GSA / code-gov-api

API powering the code.gov source code harvester
http://code.gov
Other
53 stars 28 forks source link

Elastic search Indexing should use usageType for unique key or Globally Unique Identifier (GUID) #311

Closed RicardoAReyes closed 5 years ago

RicardoAReyes commented 5 years ago

DOE and SSA have presented Elastic search indexing issue in which repos as seem as duplicate on our platform as false positive.

DOE (@vowelllDOE, @IanLee1521) has multiple repos with the same title from the same organization version. The Code.gov harvesting process overrides existing repos with the same agency + organization + title to generate a unique key for the index.

Current Code.gov Elastic Search harvesting /indexing process: screen shot 2019-02-26 at 12 56 49 pm

DOE Example: doe-duplicate

DOE has recommended for Code.gov to address this use case scenario. It's my assumption that a potential business case could be for organizations to have one repo as Open Source for public consumption, and an alternative for internal use for production use. However, the agency has reported both repos since they could differ in source-code.

Recommendation 1: Introduce repo "usageType" as part of the Elastic Search unique key. screen shot 2019-02-26 at 1 07 51 pm

This solution would introduce the usageType on the code.gov repo URL. The solution could have the full usageType title or variable such as o = Open Source, g = Government Wide Reuse, e = exempt by x.

Recommendation 2: (long term solution) @SSAgov (SSA) has recommended that use a Globally Unique Identifier (GUID) for each repo. The Code.gov Metadata Schema 2.0.0 should introduce a new property for the agencies to enter a GUID for the repository.

Related Issue addressing repo duplicate count with agencies. https://github.com/GSA/code-gov-api/issues/310

@jcastle @saracope @AminPIC thoughts...?

vowelllDOE commented 5 years ago

I think it should also take "name" into consideration for this deduplication. Many sites uses a single landing page for access to multiple packages of various source codes. You can see this in the example above with https://ip.sandia.gov/contact.do. Those two packages are completely different, they just share the same URL.

RicardoAReyes commented 5 years ago

@vowelllDOE the process does use the repo name (title) into consideration already. It's variable that is being used to help identify duplicates from the same organization.

vowelllDOE commented 5 years ago

@RicardoAReyes then I'm confused how the example you have above is a dupe

bjbhatt commented 5 years ago

@RicardoAReyes even after including UsageType for DOE, I'm still finding 18 duplicates (e.g. record at position 371 still matches position 260)

bjbhatt commented 5 years ago

@vowelllDOE when generating a Unique ID for a repo record, the system currently, as programmed, uses combination of Agency + Organization + Name

Example: agency: DOE organization: Lawrence Livermore National Laboratory (LLNL) name: AMPE Unique Id (generated): doe_lawrence_livermore_national_laboratory_llnl_ampe

vowelllDOE commented 5 years ago

@bjbhatt

Please forgive my ignorance, then how do these duplicate?

image

and @RicardoAReyes keeps mentioning the repo url in the dupe check

bjbhatt commented 5 years ago

@vowelllDOE

I think there is a confusion. there are two distinct issues.

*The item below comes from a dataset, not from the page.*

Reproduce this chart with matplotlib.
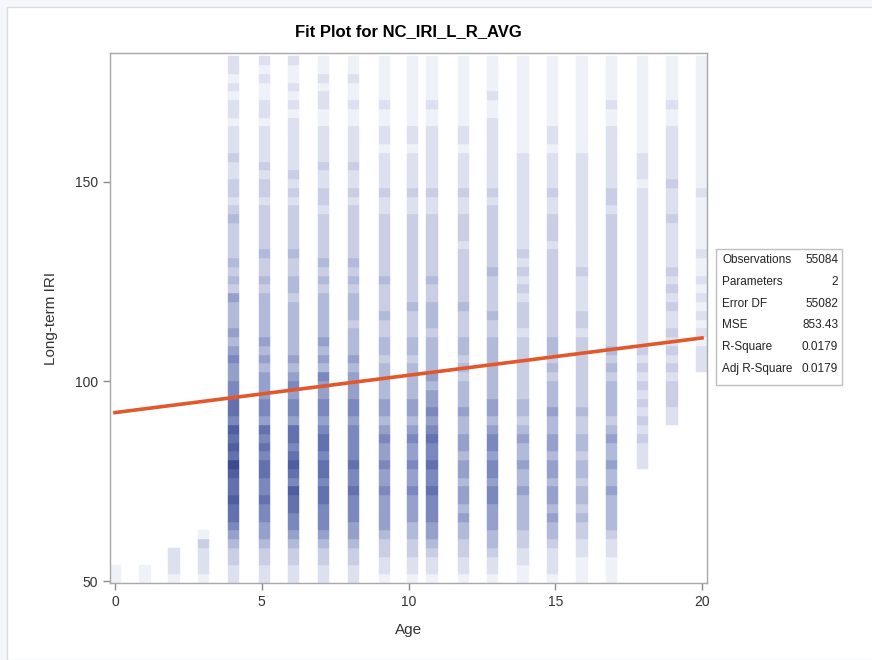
import numpy as np
import matplotlib
matplotlib.use("Agg")
import matplotlib.pyplot as plt
from matplotlib.colors import LinearSegmentedColormap
from matplotlib.patches import Rectangle

plt.rcParams['font.family'] = ['Liberation Sans', 'DejaVu Sans']

# heat map columns: age bin centres and cell shading (0 = empty, 9 = darkest), bottom -> top
age_bins = [0.03, 1.02, 2.01, 3.03, 4.05, 5.08, 6.08, 7.10, 8.12, 9.17, 10.15,
            10.80, 11.86, 12.85, 13.90, 14.92, 15.91, 16.93, 17.96, 18.98, 19.97]
iri_start = 49.5
iri_step = 2.2
shade = [
    "11" + "0" * 58,
    "11" + "0" * 58,
    "1222" + "0" * 56,
    "122231" + "0" * 54,
    "223" "34567" "787789787867" "7665565454" "4453434333" "3432332232" "2212212122",
    "223" "34556" "676677676756" "6555454544" "4443433433" "3332332322" "2212211212",
    "223" "34566" "778678767756" "6565454444" "4434433433" "3332323222" "2221212112",
    "223" "34566" "677677677656" "6556454544" "4443434333" "3323322322" "2211221211",
    "223" "34556" "667667666656" "6555454443" "4443434333" "3332322322" "2211211211",
    "122" "33455" "556556556545" "5444434433" "4333433333" "3322322221" "2211211111",
    "122" "33445" "556556556545" "5444434433" "3433333333" "3322322221" "2211111111",
    "122" "34556" "667667667656" "5545444434" "4433433333" "3322322222" "2211211111",
    "122" "33445" "455455455445" "4443434433" "3433333323" "3322322221" "2211111111",
    "122" "34455" "566566566545" "5444444433" "4333343333" "3332322222" "2221121111",
    "112" "23344" "445445445434" "4333333323" "3323232322" "2222222221" "1111111111",
    "122" "23445" "455455455445" "4443434433" "3333333323" "3322322221" "2211111111",
    "111" "22334" "344344344334" "3333333323" "3222232222" "2222222221" "1111111111",
    "111" "22344" "445445445434" "4443434333" "3333333333" "3323322222" "2211211111",
    "0" * 13 + "2223232" "3232323222" "2222222222" "2222212221" "1111111111",
    "0" * 18 + "22" "3332323232" "2323232222" "2322232222" "2211211111",
    "0" * 24 + "222121" "2121211211" "1111211111" "1111111111",
]

# fitted line end points
fit_age = [0, 20]
fit_iri = [92.2, 110.9]

stat_names = ["Observations", "Parameters", "Error DF", "MSE", "R-Square", "Adj R-Square"]
stat_values = ["55084", "2", "55082", "853.43", "0.0179", "0.0179"]

W, H = 872, 660
fig = plt.figure(figsize=(W / 100, H / 100), dpi=100)
fig.patch.set_facecolor("#f6f7fa")
# white panel with thin border, behind everything
fig.patches.append(Rectangle((7 / W, 0), 1, 1 - 7 / H, transform=fig.transFigure,
                             facecolor="white", edgecolor="#d9dce3", lw=1.0, zorder=-10))

ax = fig.add_axes([110 / W, 1 - 583 / H, 597 / W, 530 / H])
ax.set_facecolor("white")

cmap = LinearSegmentedColormap.from_list("sas", ["#eff1f8", "#bcc3df", "#7180b8", "#3a4b92"])

for x, col in zip(age_bins, shade):
    for i, ch in enumerate(col):
        lv = int(ch)
        if lv == 0:
            continue
        c = cmap((lv - 1) / 8)
        ax.bar(x, iri_step, bottom=iri_start + i * iri_step, width=0.38,
               color=c, edgecolor=c, linewidth=0.3, zorder=1)

ax.plot(fit_age, fit_iri, color="#e2572b", lw=2.6, zorder=3)

ax.set_xlim(-0.17, 20.17)
ax.set_ylim(49.5, 182.3)
ax.set_xticks([0, 5, 10, 15, 20])
ax.set_yticks([50, 100, 150])
for s in ax.spines.values():
    s.set_color("#a8a8a8")
    s.set_linewidth(1.0)
ax.tick_params(colors="#8c8c8c", labelcolor="#333333", labelsize=10, length=5, width=1)
ax.set_xlabel("Age", fontsize=11, color="#333333", labelpad=10)
ax.set_ylabel("Long-term IRI", fontsize=11, color="#333333", labelpad=12)
ax.set_title("Fit Plot for NC_IRI_L_R_AVG", fontsize=12, fontweight="bold", pad=12)

# statistics box
bx0, by0, bx1, by1 = 716, 249, 842, 385
fig.patches.append(Rectangle((bx0 / W, 1 - by1 / H), (bx1 - bx0) / W, (by1 - by0) / H,
                             transform=fig.transFigure, facecolor="white",
                             edgecolor="#bfbfbf", lw=1.0, zorder=-5))
for k, (nm, vl) in enumerate(zip(stat_names, stat_values)):
    yy = 1 - (260 + k * 21.8) / H
    fig.text(722 / W, yy, nm, fontsize=8.5, color="#222222", va="center", ha="left")
    fig.text(838 / W, yy, vl, fontsize=8.5, color="#222222", va="center", ha="right")

fig.savefig("out.png", dpi=100, facecolor=fig.get_facecolor())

  1. Unique Key generation: where Agency+Organization+Name matches another record (see record 371 and 260 in your code.json file - zero-based). This is a technical issue, where the previous record gets overwritten by the newer one. Looking at the data further, even if we include UsageType we would still have duplicates.
  2. A repositoryURL for an "openSource" project matches another repositoryURL (see record 141 and 129 in your code.json file - zero-based). This is NOT a technical issue but "should this be the case"
vowelllDOE commented 5 years ago

@bjbhatt

For #2, yes that should be the case. As described above Many sites uses a single landing page for access to multiple packages of various source codes. You can see this in the example above with https://ip.sandia.gov/contact.do. Those two packages are completely different, they just share the same URL.

bjbhatt commented 5 years ago

@vowelllDOE

1 - We are talking internally to figure out a solution for generating unique id differently, will keep you posted. After adding UsageType as a part of the key, combination of Agency+Organization+Name+UsageType should be unique, do you concur?

2 - understood, this was just an FYI that are repositoryURLs which matches other repo's URL, if there is a business case for it, it is perfectly fine by us.

IanLee1521 commented 5 years ago

@bjbhatt -- Can you provide a link / list / report of the unique IDs for all of (18 it sounds like?) duplicated agency+org+repo_names ?

bjbhatt commented 5 years ago

@IanLee1521 here it is. DOE-duplicateName.json.txt It is a JSON file and position is zero-based.

Also attached is the DOE's code.json file that we retrieved. DOE.code.json.txt

bjbhatt commented 5 years ago

This issue is resolved and should be closed @RicardoAReyes @saracope.